Here’s some concrete plans for future site work/posts:

Where I am now

Or, “the obligatory life-update part but I’ll try to keep it short”.

From the last post:

I’m planning to intern this summer, and then stick around another year to do a Master’s. After that, who knows what the future holds?

Accurate. I interned at Harmonix this summer, which was a great experience and in many ways pretty different from the software internships I’d done previously. I finished undergrad (woo!), and I am indeed sticking around for a M.Eng. Finding funding was its own adventure, but things worked out and I’ll be doing a research assistantship with the Signal Kinetics group in the Media Lab, led by Fadel Adib.

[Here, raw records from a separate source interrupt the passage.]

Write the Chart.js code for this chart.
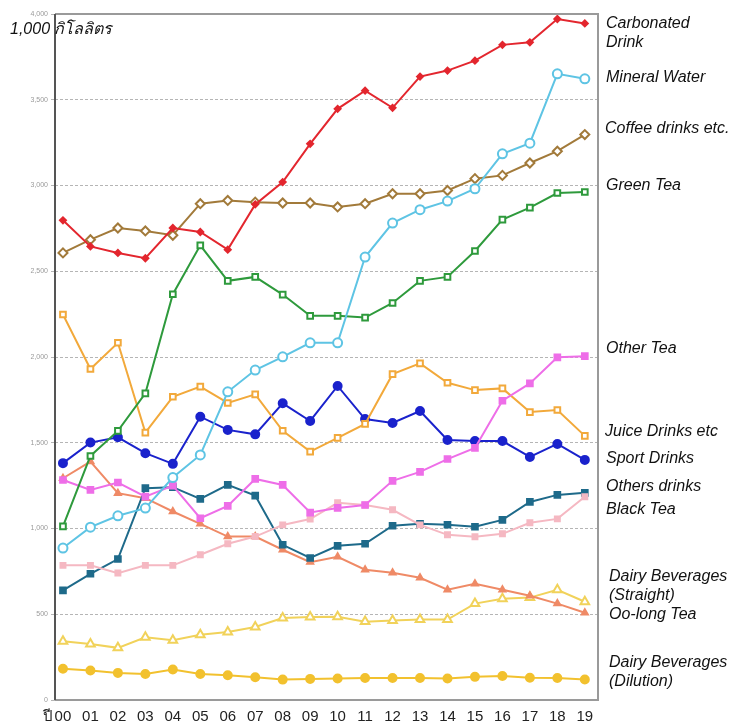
<!DOCTYPE html>
<html>
<head>
<meta charset="utf-8">
<script src="https://cdn.jsdelivr.net/npm/chart.js@4"></script>
<style>
html,body{margin:0;padding:0;background:#fff;}
#c{display:block;}
</style>
</head>
<body>
<canvas id="c" width="731" height="727"></canvas>
<script>
// ---- data ----
const years = ['00','01','02','03','04','05','06','07','08','09','10','11','12','13','14','15','16','17','18','19'];
const yTickValues = [0,500,1000,1500,2000,2500,3000,3500,4000];
const unitTitle = '1,000 กิโลลิตร';
const yearPrefix = 'ปี';

const carbonated   = [2797,2645,2607,2576,2752,2729,2626,2890,3020,3243,3447,3553,3453,3635,3670,3728,3820,3835,3971,3945];
const mineralWater = [886,1008,1074,1119,1297,1429,1797,1924,2001,2083,2083,2583,2781,2859,2909,2981,3185,3247,3651,3622];
const coffee       = [2607,2684,2752,2735,2710,2894,2913,2903,2898,2898,2875,2894,2952,2952,2971,3040,3059,3131,3200,3297];
const greenTea     = [1012,1423,1569,1788,2366,2651,2444,2467,2364,2240,2240,2230,2315,2444,2467,2618,2801,2871,2956,2962];
const otherTea     = [1283,1225,1268,1186,1250,1060,1132,1289,1254,1093,1120,1137,1278,1330,1405,1470,1745,1846,1998,2005];
const juice        = [2248,1930,2083,1559,1768,1827,1732,1782,1570,1448,1528,1610,1900,1963,1850,1807,1817,1679,1691,1540];
const sport        = [1381,1501,1532,1439,1377,1652,1575,1549,1730,1627,1831,1638,1615,1685,1516,1510,1510,1417,1493,1400];
const othersDrinks = [785,785,740,785,785,847,911,953,1021,1055,1150,1137,1109,1021,963,952,969,1033,1056,1185];
const blackTea     = [639,736,822,1235,1241,1173,1254,1192,905,828,899,911,1016,1027,1022,1010,1050,1155,1196,1208];
const dairyStraight= [1293,1390,1206,1177,1099,1027,953,953,876,804,835,760,742,713,643,678,643,608,562,509];
const oolong       = [342,327,304,366,348,381,397,426,478,484,486,457,463,469,469,562,591,597,643,573];
const dairyDilution= [182,172,158,152,178,152,144,133,119,123,125,128,128,128,125,135,140,130,128,120];

const seriesNames = ['Carbonated|Drink','Mineral Water','Coffee drinks etc.','Green Tea','Other Tea','Juice Drinks etc','Sport Drinks','Others drinks','Black Tea','Dairy Beverages|(Straight)','Oo-long Tea','Dairy Beverages|(Dilution)'];

// ---- layout / style (not data) ----
const labelY = [24,78,129,186,349,432,459,487,510,577,615,663];
const labelX = [606,606,605,606,606,605,606,606,606,609,609,609];
const FONT = '"Liberation Sans", Arial, "Noto Sans", "DejaVu Sans", sans-serif';

function ds(data, color, style, radius, filled) {
  return {
    data: data.map((v,i)=>({x:i,y:v})),
    borderColor: color,
    backgroundColor: filled ? color : '#ffffff',
    pointStyle: style,
    pointRadius: radius,
    pointHoverRadius: radius,
    pointBorderColor: color,
    pointBackgroundColor: filled ? color : '#ffffff',
    pointBorderWidth: 2,
    borderWidth: 2,
    tension: 0,
    fill: false
  };
}

const datasets = [
  ds(carbonated,   '#e3262e','rectRot',3,true),
  ds(mineralWater, '#5ec4e4','circle',4.5,false),
  ds(coffee,       '#a27a3a','rectRot',4.5,false),
  ds(greenTea,     '#2e9a3c','rect',4,false),
  ds(otherTea,     '#ee6ee8','rect',4,true),
  ds(juice,        '#f2a93b','rect',4,false),
  ds(sport,        '#1a22cc','circle',4,true),
  ds(othersDrinks, '#f5b8c2','rect',3.5,true),
  ds(blackTea,     '#1e6a8a','rect',4,true),
  ds(dairyStraight,'#ef8a66','triangle',3.5,true),
  ds(oolong,       '#f1d25a','triangle',5,false),
  ds(dairyDilution,'#f2c12e','circle',4,true)
];

const overlay = {
  id: 'overlay',
  afterDraw(chart) {
    const ctx = chart.ctx;
    const a = chart.chartArea;
    ctx.save();
    // frame
    ctx.strokeStyle = '#9a9a9a';
    ctx.lineWidth = 2;
    ctx.beginPath();
    ctx.moveTo(a.left, a.top); ctx.lineTo(a.right, a.top);
    ctx.lineTo(a.right, a.bottom); ctx.lineTo(a.left, a.bottom);
    ctx.stroke();
    ctx.strokeStyle = '#555';
    ctx.lineWidth = 2;
    ctx.beginPath();
    ctx.moveTo(a.left, a.top); ctx.lineTo(a.left, a.bottom);
    ctx.stroke();
    // unit title
    ctx.fillStyle = '#111';
    ctx.font = 'italic 16px ' + FONT;
    ctx.textBaseline = 'middle';
    ctx.textAlign = 'left';
    ctx.fillText(unitTitle, 10, 30);
    // year prefix
    ctx.font = '15px ' + FONT;
    ctx.fillStyle = '#222';
    ctx.textAlign = 'right';
    ctx.fillText(yearPrefix, 53, 717);
    // series labels
    ctx.font = 'italic 16px ' + FONT;
    ctx.fillStyle = '#111';
    ctx.textAlign = 'left';
    seriesNames.forEach((n, i) => {
      n.split('|').forEach((line, j) => {
        ctx.fillText(line, labelX[i], labelY[i] + j * 18.5);
      });
    });
    ctx.restore();
  }
};

new Chart(document.getElementById('c'), {
  type: 'line',
  data: { datasets },
  plugins: [overlay],
  options: {
    responsive: false,
    animation: false,
    devicePixelRatio: 1,
    layout: { padding: { top: 14, right: 133, left: 0, bottom: 0 } },
    plugins: { legend: { display: false }, tooltip: { enabled: false } },
    scales: {
      x: {
        type: 'linear',
        min: -0.29,
        max: 19.48,
        afterBuildTicks: s => { s.ticks = years.map((_, i) => ({ value: i })); },
        afterFit: s => { s.height = 27; },
        grid: { display: false, drawTicks: false },
        border: { display: false },
        ticks: {
          autoSkip: false,
          maxRotation: 0,
          padding: 8,
          color: '#222',
          font: { size: 15, family: FONT },
          callback: v => years[v] ?? ''
        }
      },
      y: {
        min: 0,
        max: 4000,
        afterBuildTicks: s => { s.ticks = yTickValues.map(v => ({ value: v })); },
        afterFit: s => { s.width = 55; },
        grid: {
          color: '#b5b5b5',
          lineWidth: 1,
          tickLength: 4,
          drawTicks: true
        },
        border: { display: false, dash: [3, 2] },
        ticks: {
          padding: 3,
          color: '#9a9a9a',
          font: { size: 7, family: FONT },
          callback: v => v.toLocaleString('en-US')
        }
      }
    }
  }
});
</script>
</body>
</html>
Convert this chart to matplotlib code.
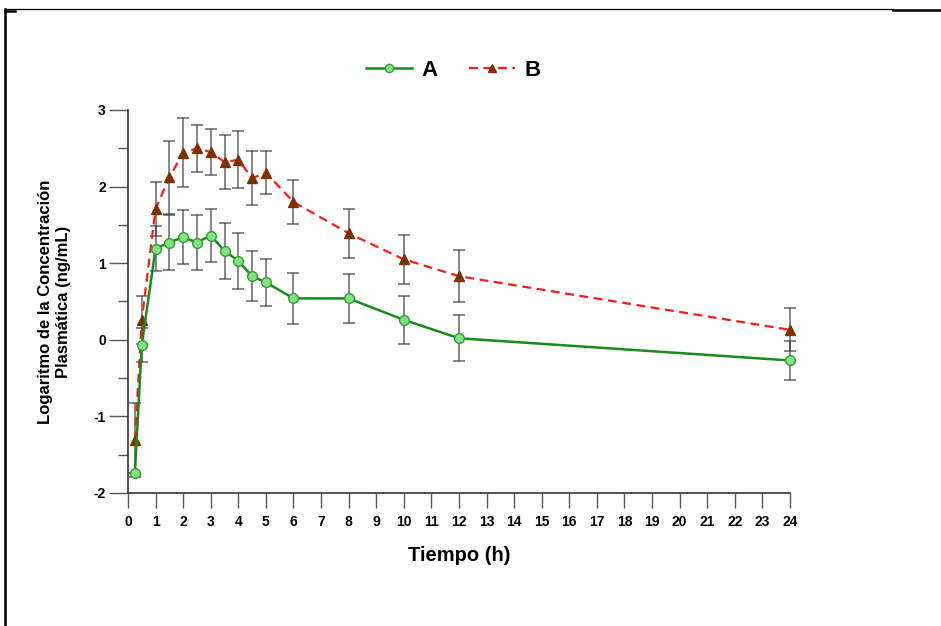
import matplotlib
matplotlib.use("Agg")
import matplotlib.pyplot as plt
from matplotlib.lines import Line2D
from matplotlib.ticker import MultipleLocator

plt.rcParams['font.family'] = ['Liberation Sans', 'DejaVu Sans']
plt.rcParams['axes.unicode_minus'] = False

# Data (log plasma concentration, mean +/- error)
tiempo = [0.25, 0.5, 1, 1.5, 2, 2.5, 3, 3.5, 4, 4.5, 5, 6, 8, 10, 12, 24]
a_mean = [-1.74, -0.07, 1.19, 1.27, 1.34, 1.27, 1.36, 1.16, 1.03, 0.83, 0.75, 0.54, 0.54, 0.26, 0.02, -0.27]
a_err = [0.0, 0.22, 0.29, 0.36, 0.35, 0.36, 0.35, 0.36, 0.37, 0.33, 0.31, 0.33, 0.32, 0.31, 0.30, 0.25]
b_mean = [-1.31, 0.26, 1.71, 2.12, 2.44, 2.50, 2.45, 2.32, 2.35, 2.11, 2.18, 1.80, 1.39, 1.05, 0.83, 0.13]
b_err = [0.48, 0.31, 0.35, 0.48, 0.45, 0.31, 0.30, 0.35, 0.37, 0.35, 0.28, 0.29, 0.32, 0.32, 0.34, 0.28]

x_ticks = list(range(0, 25))
y_ticks = [-2, -1, 0, 1, 2, 3]

fig = plt.figure(figsize=(9.41, 6.26), dpi=100, facecolor='white')
ax = fig.add_axes([0.136, 0.2125, 0.7035, 0.6118])

err_kw = dict(ecolor='#333333', elinewidth=1.1, capsize=4, capthick=1.1, alpha=0.75)

ax.errorbar(tiempo, b_mean, yerr=b_err, fmt='none', zorder=2, clip_on=False, **err_kw)
ax.errorbar(tiempo, a_mean, yerr=a_err, fmt='none', zorder=2, clip_on=False, **err_kw)

ax.plot(tiempo, a_mean, color='#1a8a1a', lw=1.8, marker='o', ms=7,
        mfc='#7fe57f', mec='#3a9a3a', mew=1.0, label='A', zorder=4, clip_on=False)
ax.plot(tiempo, b_mean, color='#ff1a1a', lw=1.6, ls=(0, (4, 2.5)), marker='^', ms=7,
        mfc='#7a3300', mec='#7a3300', label='B', zorder=3, clip_on=False)

ax.set_xlim(0, 24)
ax.set_ylim(-2, 3)
ax.set_xticks(x_ticks)
ax.set_yticks(y_ticks)
ax.yaxis.set_minor_locator(MultipleLocator(0.5))

for s in ['top', 'right']:
    ax.spines[s].set_visible(False)
for s in ['left', 'bottom']:
    ax.spines[s].set_linewidth(1.2)
    ax.spines[s].set_color('#333333')

ax.tick_params(axis='x', which='major', length=11, width=1, color='#555555',
               labelsize=10, pad=5)
ax.tick_params(axis='y', which='major', length=14, width=1, color='#555555',
               labelsize=10, pad=2)
ax.tick_params(axis='y', which='minor', length=7, width=1, color='#555555')
for lab in ax.get_xticklabels() + ax.get_yticklabels():
    lab.set_fontweight('bold')

ax.set_xlabel('Tiempo (h)', fontsize=14.5, fontweight='bold', labelpad=12)
ax.set_ylabel('Logaritmo de la Concentración\nPlasmática (ng/mL)', fontsize=12,
              fontweight='bold', labelpad=16, linespacing=1.3)

leg = ax.legend(loc='center', bbox_to_anchor=(0.491, 1.104), ncol=2, frameon=False,
                prop={'weight': 'bold', 'size': 16}, handlelength=2.1,
                columnspacing=1.4, handletextpad=0.4, markerscale=0.85)

# outer frame lines
fig.add_artist(Line2D([0.0055, 0.949], [0.985, 0.985], transform=fig.transFigure,
                      color='black', lw=0.9))
fig.add_artist(Line2D([0.949, 1.0], [0.984, 0.984], transform=fig.transFigure,
                      color='black', lw=1.8))
fig.add_artist(Line2D([0.0055, 0.0055], [0.0, 0.985], transform=fig.transFigure,
                      color='black', lw=1.8))
fig.add_artist(Line2D([0.0055, 0.016], [0.982, 0.982], transform=fig.transFigure,
                      color='black', lw=1.8))

fig.savefig('out.png', dpi=100, facecolor='white')
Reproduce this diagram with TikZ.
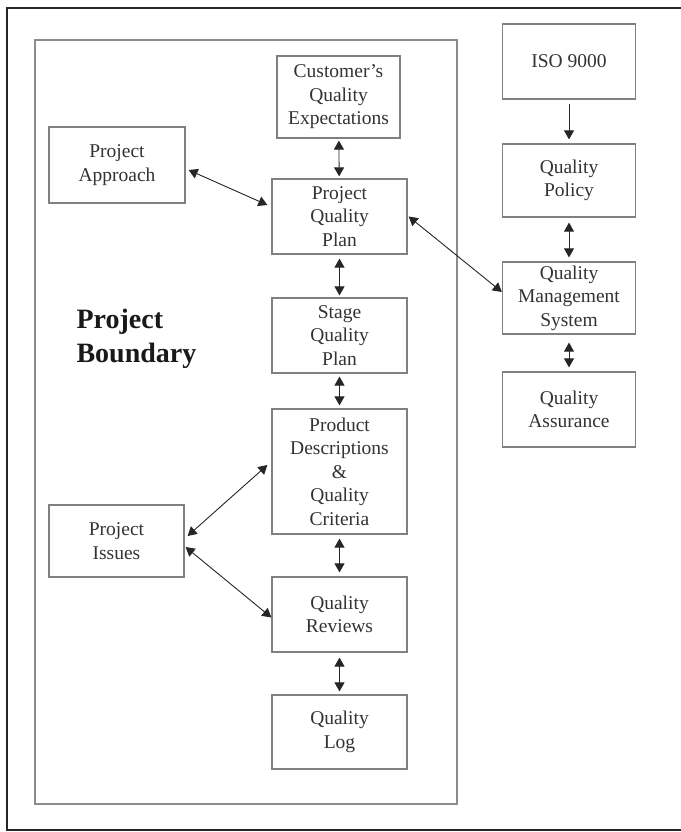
\documentclass[tikz,border=0pt]{standalone}
\usepackage{fontspec}
\setmainfont{Liberation Serif}
\usetikzlibrary{arrows.meta,calc}
\tikzset{
  qbox/.style={draw=black!50, line width=1.2pt, rectangle, align=center, inner sep=0pt,
    minimum width=135pt, minimum height=75pt, text=black!80,
    font=\fontsize{19.5pt}{23.5pt}\selectfont},
  link/.style={draw=black!85, line width=0.9pt, {Triangle[length=9pt,width=10pt]}-{Triangle[length=9pt,width=10pt]}},
  onelink/.style={draw=black!85, line width=0.9pt, -{Triangle[length=9pt,width=10pt]}},
}
\begin{document}
\begin{tikzpicture}[x=1pt,y=-1pt]
\useasboundingbox (0,0) rectangle (680,832);
\fill[white] (0,0) rectangle (680,832);
% outer frame
\draw[black!85, line width=1.5pt] (7,8) rectangle (684,830);
% project boundary
\draw[black!45, line width=1.3pt] (35,40) rectangle (457,804);
\node[anchor=west, align=left, text=black!90, font=\fontsize{28pt}{34pt}\selectfont\bfseries] (pb) at (73,339) {Project\\Boundary};

% left column boxes
\node[qbox, minimum width=123pt, minimum height=82pt] (cust) at (338.5,97) {Customer's\\Quality\\Expectations};
\node[qbox] (pqp) at (339.5,216.5) {Project\\Quality\\Plan};
\node[qbox] (sqp) at (339.5,335.5) {Stage\\Quality\\Plan};
\node[qbox, minimum height=125pt] (prod) at (339.5,471.5) {Product\\Descriptions\\\&\\Quality\\Criteria};
\node[qbox] (rev) at (339.5,614.5) {Quality\\Reviews};
\node[qbox, minimum height=74pt] (log) at (339.5,732) {Quality\\Log};
\node[qbox, minimum width=136pt, minimum height=76pt] (appr) at (117,165) {Project\\Approach};
\node[qbox, minimum height=72pt] (iss) at (116.5,541) {Project\\Issues};

% right column
\node[qbox, minimum width=133pt] (iso) at (569,61.5) {ISO 9000};
\node[qbox, minimum width=133pt, minimum height=73pt] (pol) at (569,180.5) {Quality\\Policy};
\node[qbox, minimum width=133pt, minimum height=72pt] (qms) at (569,298) {Quality\\Management\\System};
\node[qbox, minimum width=133pt] (qa) at (569,409.5) {Quality\\Assurance};

% vertical connectors
\draw[link, shorten <=2pt, shorten >=2pt] (cust) -- (pqp);
\draw[link, shorten <=4pt, shorten >=2pt] (pqp) -- (sqp);
\draw[link, shorten <=3pt, shorten >=3pt] (sqp) -- (prod);
\draw[link, shorten <=4pt, shorten >=4pt] (prod) -- (rev);
\draw[link, shorten <=5pt, shorten >=3pt] (rev) -- (log);
\draw[onelink, shorten <=4pt, shorten >=4pt] (iso) -- (pol);
\draw[link, shorten <=5pt, shorten >=4pt] (pol) -- (qms);
\draw[link, shorten <=8pt, shorten >=4pt] (qms) -- (qa);

% diagonal connectors
\draw[link] ($(appr.east)+(3,5)$) -- ($(pqp.west)+(-4,-11.5)$);
\draw[link] ($(pqp.east)+(1,0)$) -- ($(qms.west)+(0,-6)$);
\draw[link] ($(iss.east)+(3,-5)$) -- ($(prod.west)+(-4,-6.5)$);
\draw[link] ($(iss.east)+(1,6)$) -- ($(rev.west)+(0,3)$);
\end{tikzpicture}
\end{document}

The last sentence also remains accurate: truly, who does know what the future holds? Which reminds me, I really need to get cracking on grad school applications.

Slightly more short term, I reiterate my vague goal of updating this site more. Certainly, I should get around to updating some of the other pages; as of this writing, the home page claims I’m a junior, there aren’t any projects listed for 2018, and I have yet to add work on ConcertCue to the research page.

Yep, that goal was pretty vague. Well, I finally updated the research page and (for a second time) the home page. Updating the projects page will take more work, more on the order of writing and editing a post, so I’ve put that off for now in favor of writing this post.

I could now go into detail regarding last IAP, the following spring, and the many exciting events of the summer (moving off campus foremost among them), but I won’t. :-)

Until next time,

ijc

  1. Alright, I do receive occasional Wait But Why emails. 

  2. For more info, check out this post on akrasia on the Beeminder Blog.